Effet que produit sur les esprits l'existence d'un gouvernement ou sa désorganisation.—Les habitants paisibles de la France désespèrent d'y voir renaître la tranquillité.—Plusieurs songent à l'abandonner.—Balzac veut se transporter en Hollande.—Ce qu'il écrit à Conrart à ce sujet.—Conrart et le duc de Montausier empêchent Balzac d'exécuter son projet.—Le duc de Montausier est blessé en faisant la guerre contre les rebelles.—Inconvénients de la guerre pour Balzac.—Il ne peut recevoir les nouveaux livres de Paris.—Sa lettre à Conrart à ce sujet.—Explications sur cette lettre.—Détails sur Salmonet de Montet.—Sur Ogier.—Sur l'ouvrage de Ménage, intitulé Miscellanea.—Idylle de ce recueil, dédiée à madame de Sévigné.—Vers de cette dédicace.—Reproche de poëte fait par Ménage à madame de Sévigné, qui manque de vérité.—L'affaire du duc de Rohan et du marquis de Tonquedec le démontre.
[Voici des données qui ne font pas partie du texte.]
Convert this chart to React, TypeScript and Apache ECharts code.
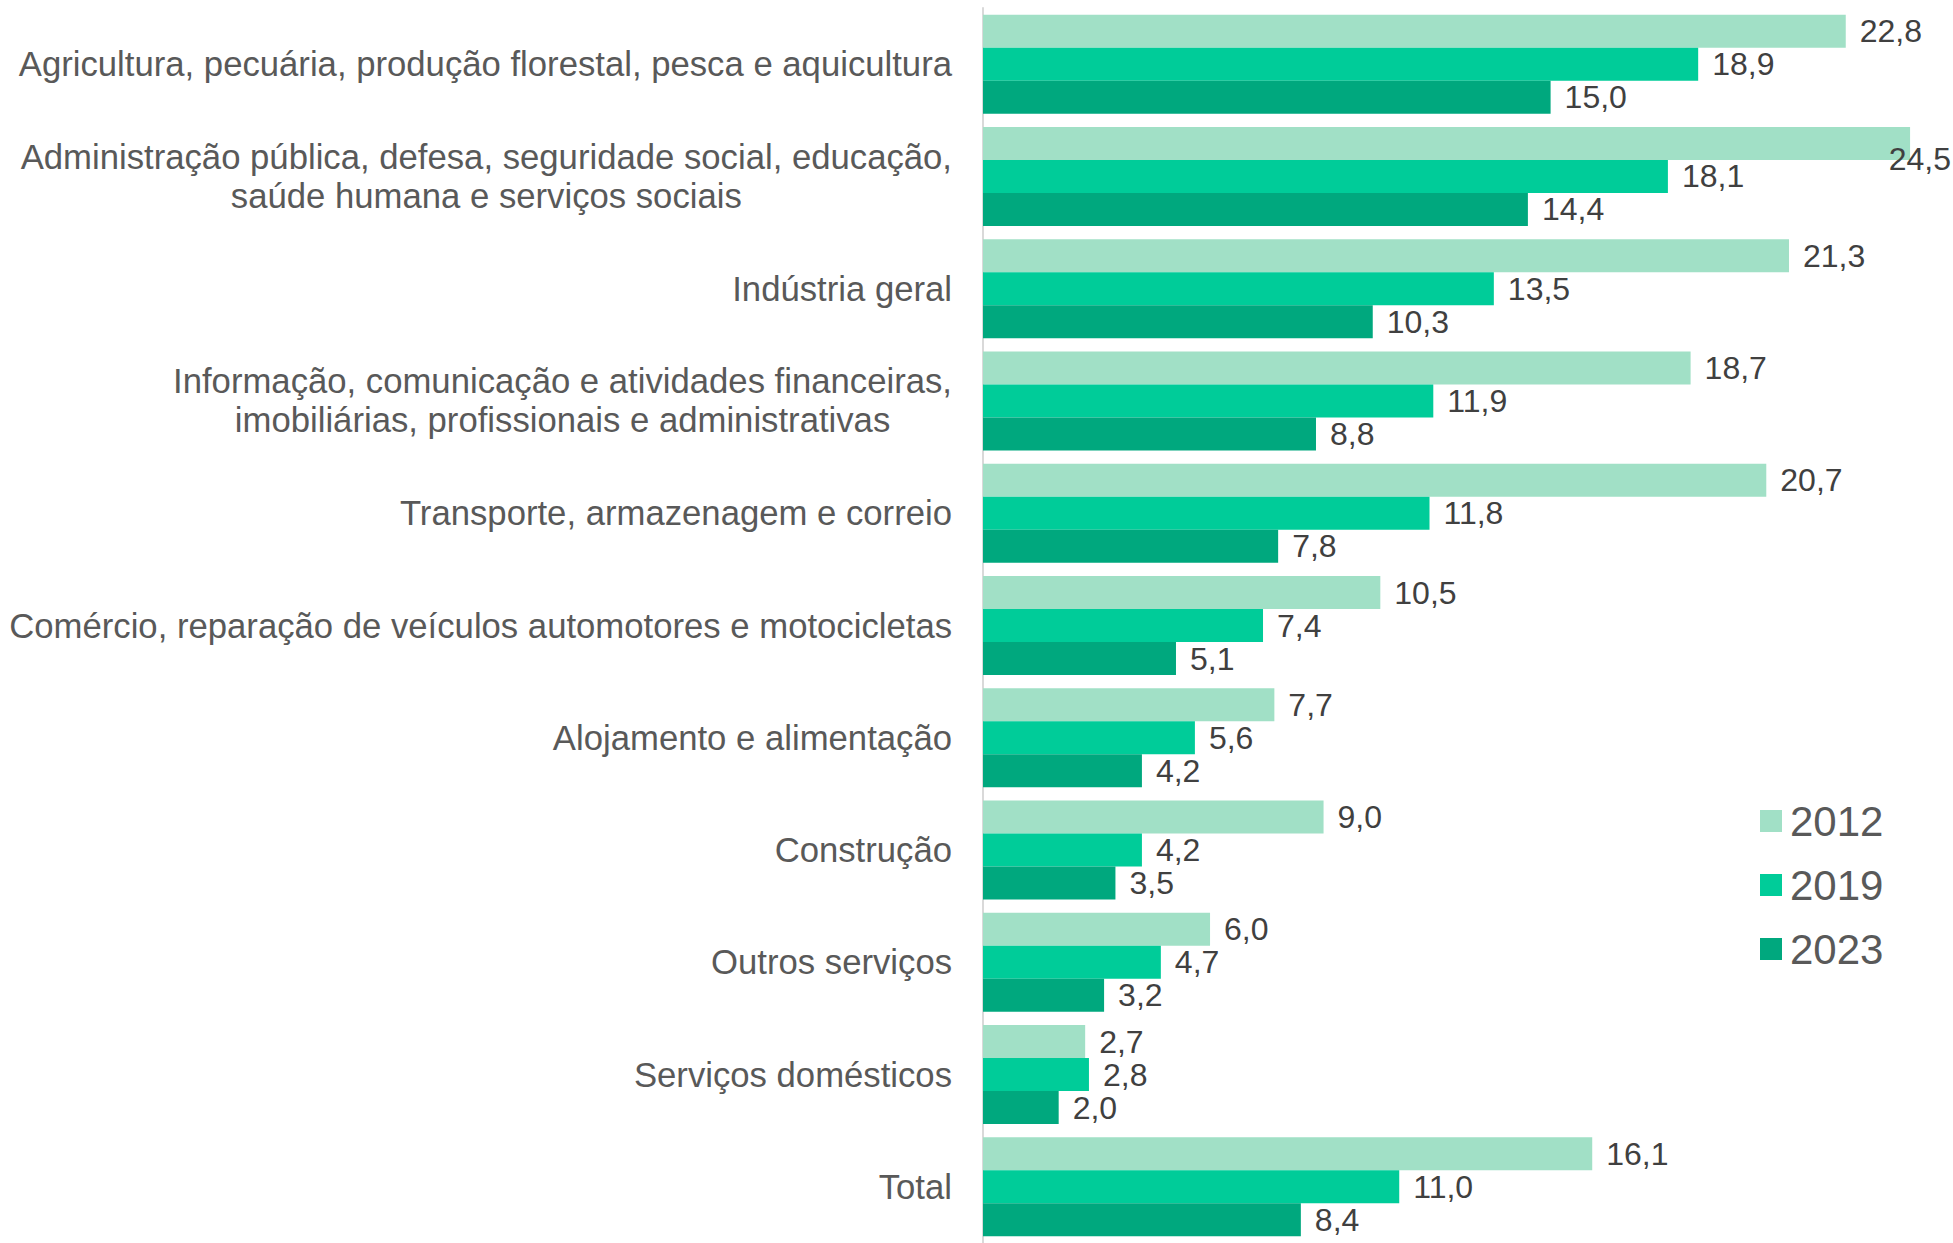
import React, { useEffect, useRef } from "react";
import * as echarts from "echarts";

const categories: string[] = [
  "Agricultura, pecuária, produção florestal, pesca e aquicultura",
  "Administração pública, defesa, seguridade social, educação,\nsaúde humana e serviços sociais",
  "Indústria geral",
  "Informação, comunicação e atividades financeiras,\nimobiliárias, profissionais e administrativas",
  "Transporte, armazenagem e correio",
  "Comércio, reparação de veículos automotores e motocicletas",
  "Alojamento e alimentação",
  "Construção",
  "Outros serviços",
  "Serviços domésticos",
  "Total",
];

const years: string[] = ["2012", "2019", "2023"];

const values2012: number[] = [22.8, 24.5, 21.3, 18.7, 20.7, 10.5, 7.7, 9.0, 6.0, 2.7, 16.1];
const values2019: number[] = [18.9, 18.1, 13.5, 11.9, 11.8, 7.4, 5.6, 4.2, 4.7, 2.8, 11.0];
const values2023: number[] = [15.0, 14.4, 10.3, 8.8, 7.8, 5.1, 4.2, 3.5, 3.2, 2.0, 8.4];

const seriesValues: number[][] = [values2012, values2019, values2023];
const seriesColors: string[] = ["#A1E0C6", "#00CC99", "#00A87E"];

const FONT = 'Arial, "Liberation Sans", sans-serif';
const W = 1953;
const H = 1243;

export default function App() {
  const ref = useRef<HTMLDivElement>(null);

  useEffect(() => {
    if (!ref.current) return;
    const chart = echarts.init(ref.current, undefined, { renderer: "svg" });

    const fmt = (v: number) => v.toFixed(1).replace(".", ",");

    chart.setOption({
      animation: false,
      backgroundColor: "#ffffff",
      textStyle: { fontFamily: FONT },
      grid: { left: 983, right: 24, top: 8, height: 1243, containLabel: false },
      legend: {
        orient: "vertical",
        left: 1755,
        top: 795,
        itemWidth: 22,
        itemHeight: 22,
        itemGap: 22,
        icon: "rect",
        selectedMode: false,
        data: years,
        itemStyle: { borderWidth: 0 },
        textStyle: {
          fontFamily: FONT,
          fontSize: 42,
          lineHeight: 42,
          color: "#595959",
          padding: [0, 0, 0, 3],
        },
      },
      xAxis: {
        type: "value",
        min: 0,
        max: 25,
        show: false,
      },
      yAxis: {
        type: "category",
        inverse: true,
        data: categories,
        axisLine: { show: true, lineStyle: { color: "#D9D9D9", width: 2 } },
        axisTick: { show: false },
        splitLine: { show: false },
        axisLabel: {
          margin: 31,
          align: "right",
          color: "#595959",
          fontFamily: FONT,
          fontSize: 34.7,
          lineHeight: 39,
          formatter: (val: string) =>
            val
              .split("\n")
              .map((l) => `{c|${l}}`)
              .join("\n"),
          rich: {
            c: {
              align: "center",
              fontFamily: FONT,
              fontSize: 34.7,
              lineHeight: 39,
              color: "#595959",
            },
          },
        },
      },
      series: years.map((y, i) => ({
        name: y,
        type: "bar",
        data: seriesValues[i],
        barGap: "0%",
        barWidth: 33,
        itemStyle: {
          color: seriesColors[i],
        },
        label: {
          show: true,
          position: "right",
          distance: 14,
          color: "#404040",
          fontFamily: FONT,
          fontSize: 32,
          formatter: (p: any) => fmt(p.value as number),
        },
        labelLayout: (p: any) => {
          const r = p.labelRect;
          if (r && r.x + r.width > W - 2) {
            return { x: W - 2 - r.width };
          }
          return {};
        },
      })),
    });

    return () => chart.dispose();
  }, []);

  return (
    <div
      ref={ref}
      style={{ position: "absolute", left: 0, top: 0, width: W, height: H }}
    />
  );
}
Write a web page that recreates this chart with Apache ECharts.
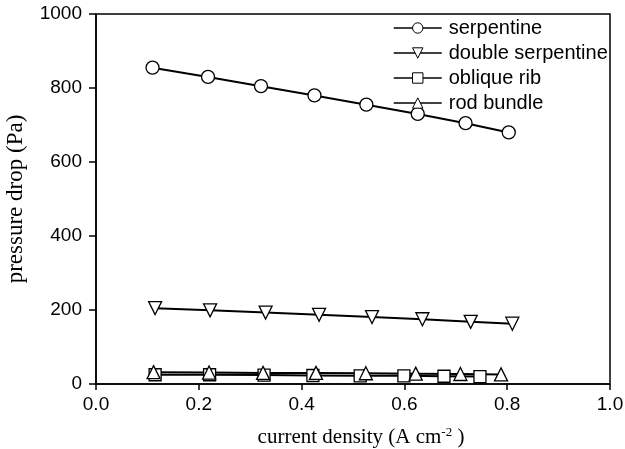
<!DOCTYPE html>
<html>
<head>
<meta charset="utf-8">
<script src="https://cdn.jsdelivr.net/npm/echarts@6/dist/echarts.min.js"></script>
<style>
  html, body { margin: 0; padding: 0; background: #fff; }
  #chart { width: 625px; height: 449px; }
</style>
</head>
<body>
<div id="chart"></div>
<script>
// values
const serpX = [0.11, 0.218, 0.321, 0.425, 0.526, 0.626, 0.719, 0.803];
const serpY = [855, 830, 805, 780, 755, 730, 705, 680];

const dblX = [0.115, 0.222, 0.33, 0.434, 0.537, 0.635, 0.729, 0.81];
const dblY = [205, 199, 193, 187, 181, 175, 168, 163];

const ribX = [0.115, 0.221, 0.327, 0.422, 0.514, 0.599, 0.677, 0.747];
const ribY = [25, 25, 24, 23, 22, 22, 21, 20];

const rodX = [0.112, 0.22, 0.325, 0.428, 0.525, 0.622, 0.709, 0.788];
const rodY = [32, 31, 30, 30, 29, 28, 27, 26];

const xTicks = [0, 0.2, 0.4, 0.6, 0.8, 1.0];

function pairs(xs, ys) {
  return xs.map((x, i) => [x, ys[i]]);
}

const chart = echarts.init(document.getElementById('chart'));

const lineSeries = (name, xs, ys, symbol, rotate, size) => ({
  name: name,
  type: 'line',
  data: pairs(xs, ys),
  symbol: symbol,
  symbolSize: size,
  symbolRotate: rotate,
  showAllSymbol: true,
  lineStyle: { color: '#000', width: 2 },
  itemStyle: { color: '#fff', borderColor: '#000', borderWidth: 1.3 },
  emphasis: { disabled: true },
  z: 3
});

chart.setOption({
  animation: false,
  grid: {
    left: 96, right: 15, top: 14, bottom: 65,
    outerBoundsMode: 'none',
    show: true, borderColor: '#000', borderWidth: 1.5, backgroundColor: 'transparent'
  },
  legend: {
    orient: 'vertical',
    left: 388,
    top: 13,
    itemWidth: 48,
    itemHeight: 13,
    itemGap: 5,
    itemStyle: { borderWidth: 1 },
    lineStyle: { width: 1.5 },
    textStyle: { fontFamily: 'Liberation Sans, Arial', fontSize: 20, color: '#000', padding: [0, 0, 0, 2] },
    data: ['serpentine', 'double serpentine', 'oblique rib', 'rod bundle']
  },
  xAxis: {
    type: 'value',
    min: 0, max: 1, interval: 0.2,
    name: 'current density (A cm{sup|-2} )',
    nameLocation: 'middle',
    nameGap: 42,
    nameTextStyle: {
      fontFamily: 'Liberation Serif, Times New Roman', fontSize: 21, color: '#000',
      padding: [0, 0, 0, 16],
      rich: { sup: { fontFamily: 'Liberation Serif', fontSize: 13, color: '#000', verticalAlign: 'top', padding: [0, 0, 10, 0] } }
    },
    axisLine: { lineStyle: { color: '#000', width: 1.5 } },
    axisTick: { show: true, inside: false, length: 6, lineStyle: { color: '#000', width: 1.5 } },
    axisLabel: {
      color: '#000', fontFamily: 'Liberation Sans, Arial', fontSize: 19, margin: 11,
      formatter: v => xTicks.some(t => Math.abs(t - v) < 1e-9) ? v.toFixed(1) : ''
    },
    splitLine: { show: false }
  },
  yAxis: {
    type: 'value',
    min: 0, max: 1000, interval: 200,
    name: 'pressure drop (Pa)',
    nameLocation: 'middle',
    nameGap: 69,
    nameTextStyle: { fontFamily: 'Liberation Serif, Times New Roman', fontSize: 23, color: '#000' },
    axisLine: { lineStyle: { color: '#000', width: 1.5 } },
    axisTick: { show: true, inside: false, length: 7, lineStyle: { color: '#000', width: 1.5 } },
    axisLabel: { color: '#000', fontFamily: 'Liberation Sans, Arial', fontSize: 19, margin: 14, formatter: v => String(v) },
    splitLine: { show: false }
  },
  series: [
    lineSeries('serpentine', serpX, serpY, 'circle', 0, 13),
    lineSeries('double serpentine', dblX, dblY, 'triangle', 180, 13),
    lineSeries('oblique rib', ribX, ribY, 'rect', 0, 12),
    lineSeries('rod bundle', rodX, rodY, 'triangle', 0, 13)
  ]
});
</script>
</body>
</html>
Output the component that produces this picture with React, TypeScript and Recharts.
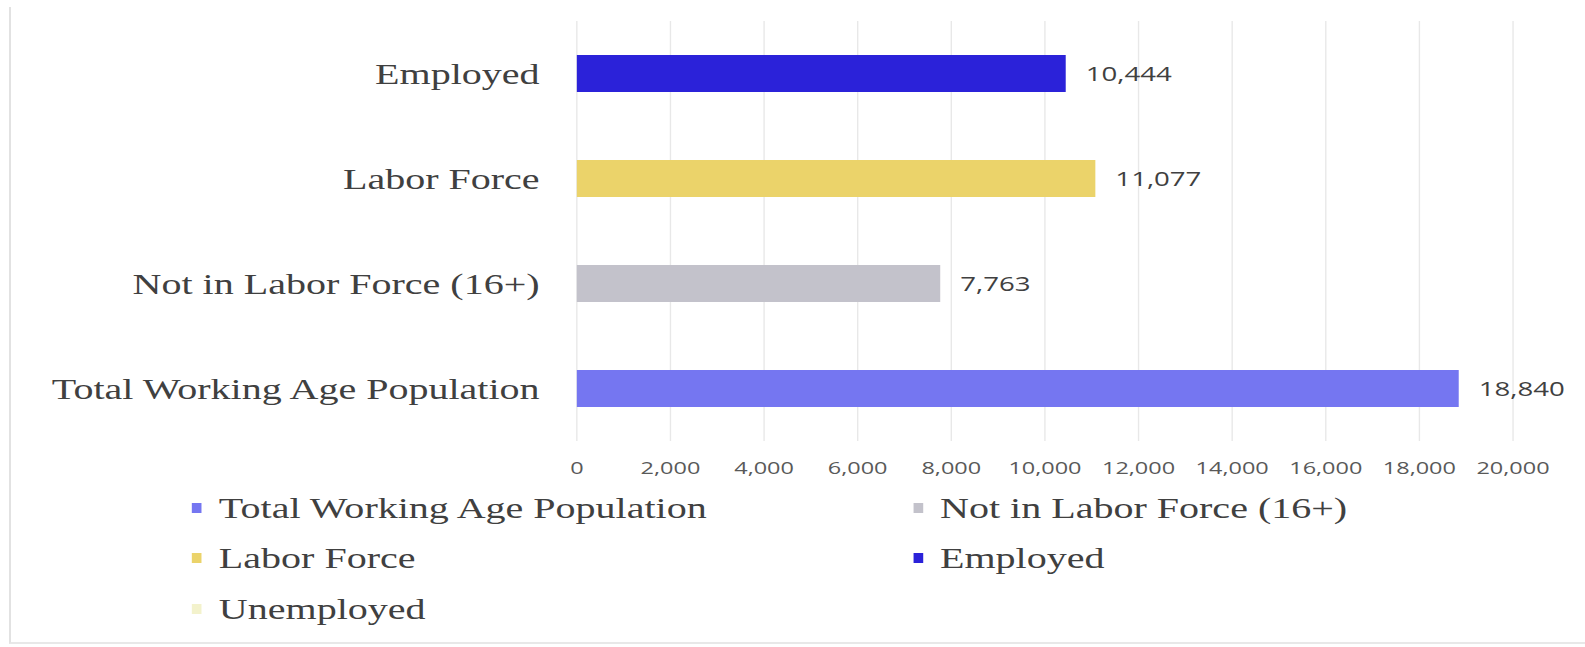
import { BarChart, Bar, XAxis, YAxis, CartesianGrid, Legend, LabelList } from "recharts";

// the source picture is a horizontally stretched screenshot, so the chart is
// drawn narrower and stretched back with scaleX
const STRETCH = 1.38;
const WIDTH = 1149;
const HEIGHT = 647;

const categories = ["Employed", "Labor Force", "Not in Labor Force (16+)", "Total Working Age Population"];
const categoryKeys = ["employed", "labor", "notLF", "total"];
const counts = [10444, 11077, 7763, 18840];

// legend / series order
const seriesKeys = ["total", "notLF", "labor", "employed", "unemployed"];
const seriesNames = ["Total Working Age Population", "Not in Labor Force (16+)", "Labor Force", "Employed", "Unemployed"];
const seriesColors = ["#7576f1", "#c3c2cb", "#ebd36a", "#2b22d9", "#f3f2cc"];

const xTicks = [0, 2000, 4000, 6000, 8000, 10000, 12000, 14000, 16000, 18000, 20000];

const data = categories.map((name, i) => ({ name, [categoryKeys[i]]: counts[i] }));

const fmt = (v: any) => Number(v).toLocaleString("en-US");

const serif = "'Liberation Serif', 'Times New Roman', serif";
const sans = "'Open Sans', sans-serif";

const legendCols = [139, 661.6];
const legendRows = [25, 75, 126];

function LegendBox({ payload }: any) {
    const items = [...(payload || [])].sort(
        (a: any, b: any) => seriesNames.indexOf(a.value) - seriesNames.indexOf(b.value)
    );
    return (
        <div style={{ position: "relative", width: WIDTH, height: 150 }}>
            {items.map((item: any, i: number) => (
                <div
                    key={item.value}
                    style={{
                        position: "absolute",
                        left: legendCols[i % 2],
                        top: legendRows[Math.floor(i / 2)] - 17,
                        height: 34,
                        display: "flex",
                        alignItems: "center",
                        whiteSpace: "nowrap",
                    }}
                >
                    <span style={{ display: "inline-block", width: 7, height: 10, background: item.color, marginRight: 12.6 }} />
                    <span style={{ fontFamily: serif, fontSize: 29, color: "#404040", lineHeight: "34px" }}>{item.value}</span>
                </div>
            ))}
        </div>
    );
}

export default function App() {
    return (
        <div style={{ position: "absolute", left: 0, top: 0, width: 1585, height: HEIGHT, background: "#fff", overflow: "hidden" }}>
            <div
                style={{
                    position: "absolute",
                    left: 9,
                    top: 7,
                    width: 1600,
                    height: 635,
                    borderLeft: "2px solid #e2e2e2",
                    borderBottom: "2px solid #e8e8e8",
                }}
            />
            <div style={{ position: "absolute", left: 0, top: 0, transform: `scaleX(${STRETCH})`, transformOrigin: "0 0" }}>
                <BarChart
                    width={WIDTH}
                    height={HEIGHT}
                    data={data}
                    layout="vertical"
                    margin={{ top: 21, right: 52.6, bottom: 166, left: 0 }}
                    barSize={37}
                >
                    <CartesianGrid horizontal={false} stroke="#e8e8e8" />
                    <XAxis
                        type="number"
                        domain={[0, 20000]}
                        ticks={xTicks}
                        interval={0}
                        tickFormatter={fmt}
                        axisLine={false}
                        tickLine={false}
                        tickSize={0}
                        tickMargin={21}
                        height={40}
                        tick={{ fontFamily: sans, fontSize: 17, fill: "#595959" }}
                    />
                    <YAxis
                        type="category"
                        dataKey="name"
                        width={418}
                        axisLine={false}
                        tickLine={false}
                        tickSize={0}
                        tickMargin={27}
                        interval={0}
                        tick={{ fontFamily: serif, fontSize: 29, fill: "#404040" }}
                    />
                    <Legend
                        layout="vertical"
                        verticalAlign="middle"
                        align="center"
                        wrapperStyle={{ left: 0, top: 483, width: WIDTH, height: 150 }}
                        content={<LegendBox />}
                    />
                    {seriesKeys.map((key, i) => (
                        <Bar key={key} dataKey={key} name={seriesNames[i]} stackId="a" fill={seriesColors[i]} isAnimationActive={false}>
                            <LabelList
                                dataKey={key}
                                position="right"
                                offset={14.5}
                                formatter={fmt}
                                fontFamily={sans}
                                fontSize={20}
                                fill="#404040"
                            />
                        </Bar>
                    ))}
                </BarChart>
            </div>
        </div>
    );
}
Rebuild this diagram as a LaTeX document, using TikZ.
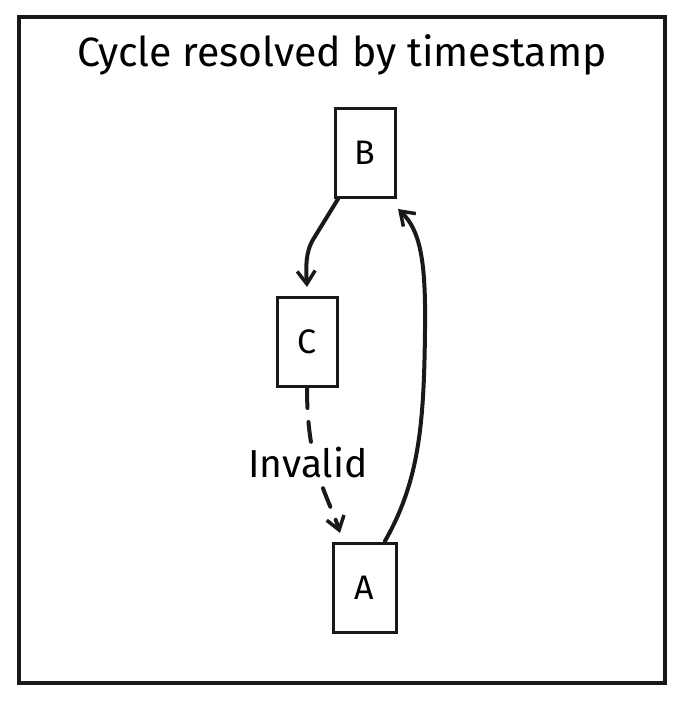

Nous l'avons déjà dit, tant que l'autorité publique maintient l'exercice des lois et de l'administration, qu'elle lève régulièrement des impôts et s'appuie sur des armées disciplinées et obéissantes, quelles que soient les attaques dont elle est l'objet, on se refuse à croire qu'elle puisse jamais être arrêtée dans son action. Les moyens qu'elle a de se soutenir sont si concentrés, si nombreux et si puissants, ceux de ses adversaires toujours si disséminés et si faibles, qu'on n'imagine même pas comment ceux-ci pourraient opérer un bouleversement: et en effet, il n'aurait jamais lieu si cette opinion ne donnait pas au pouvoir lui-même une idée exagérée de sa force, un aveuglement et un orgueil qui lui font mépriser cette sage défiance, cette continuelle vigilance, nécessaires à sa durée; s'il ne se livrait pas, dans son indolence, aux mains de l'impéritie et de la trahison. Lorsque les factions ont pris la place de cette autorité publique anéantie, on a aussi peine à comprendre comment l'ordre pourra renaître du sein du désordre; et comme alors tous les partis parlent un langage également faux, parce qu'il est toujours passionné ou hypocrite, l'honnête homme éclairé qui les méprise tous, dont toutes les habitudes sont contrariées, toutes les jouissances troublées, toutes les espérances dissipées par la tempête, se détache de sa patrie; ou plutôt il songe alors à aller chercher sous un gouvernement régulier le repos, dont il ne prévoit plus pouvoir goûter les douceurs dans le pays qui l'a vu naître.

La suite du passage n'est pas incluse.